Me refiro a Mari. Seu silêncio e sua voz doce e suave não são suas maiores virtudes (rsrs). Mas posso dizer que Mari é dessas pessoas cujo barulho deixa saudades. Posso dizer que Mari é dessas pessoas graciosamente teimosas que, mesmo precisando ficar, querem ir. Posso dizer que Mari é dessas pessoas que vão. Tendo seus próprios problemas e dilemas, sai, vai estar-com, presenciar e ouvir outros dilemas e problemas, às vezes menores que os seus. Posso dizer que Mari é dessas pessoas que, acostumadas a iluminar, chegam e iluminam, clareiam, às vezes sem nem perceberem. Posso dizer que, para mim, Mari é luz, força, riso, barulho, saudade, e presença.

Me refiro a Rúbia, que indo pro oitavo mês de gestação, queria-porque-queria subir o Alto da Repetidora: “dá pra eu ir, devagarzinho” (em um dos raros momentos em que eu decido alguma coisa na nossa relação, não permiti). Rubia não é vaidosa como eu. Não é orgulhosa como eu. Não é maluca como eu. Por ser mais simples, às vezes pode parecer ser ou poder menos, mas pode e é mais. É mais consistente, mais forte, mais franca, mais coerente, mais centrada e incomparavelmente mais bonita (rsrs). Posso dizer que, para mim, Rúbia é amor, carinho, confiança, honestidade, companheirismo, partilha e presença.
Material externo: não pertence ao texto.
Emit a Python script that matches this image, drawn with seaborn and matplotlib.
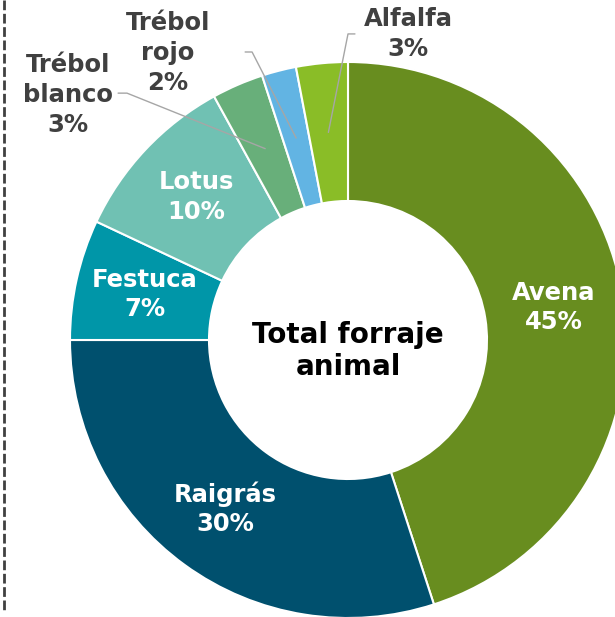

Em nossas últimas caminhadas em Japaratinga, procuramos uma casa (aluguel) para a família de Hilda. Conversamos com o Secretário de Assistência Social da cidade, que se comprometeu com o aluguel da casa para a família, ora ainda abrigada no templo da congregação, enquanto a verba destinada para atender as vítimas das enchentes não chegam para a construção das casas para os desabrigados. No dia 10, tivemos a Assembleia de Fundação da Associação de Moradores e Moradoras do Alto da Repetidora, com a presença de mais de trinta associados fundadores, na qual houve leitura e aprovação do Estatuto, eleição e posse da Diretoria e do Conselho Fiscal, e no dia 17, tivemos nossa primeira reunião de Diretoria. Insistimos na Associação para que um dia, oxalá, nenhum outro enfermo precise ser carregado pro Posto de Saúde, debaixo de chuva e em cima dum carro-de-mão enferrujado.

Estamos indo. Acertando, errando, irritando uns, rindo com outros, celebrando os cultos com poucos, nos aproximando e conversando com não-tão-poucos. Estamos indo. Sem respostas ou soluções pros problemas e dilemas das pessoas do Alto da Repetidora, mas oferecendo um pouquinho... muito pouco mesmo: um pouco do nosso tempo e da nossa presença, enquanto estamos aqui.


[1] São tão teimosos que já nem insisto pra não me chamarem “pastor”. Pelo menos assim, não corro risco de me tornar “o pastor-noiado” (rsrs).
[2] MONTEIRO, Marcos Adoniran Lemos. Um jumentinho na avenida: a missão da igreja e as cidades. Viçosa: Ultimato, 2007.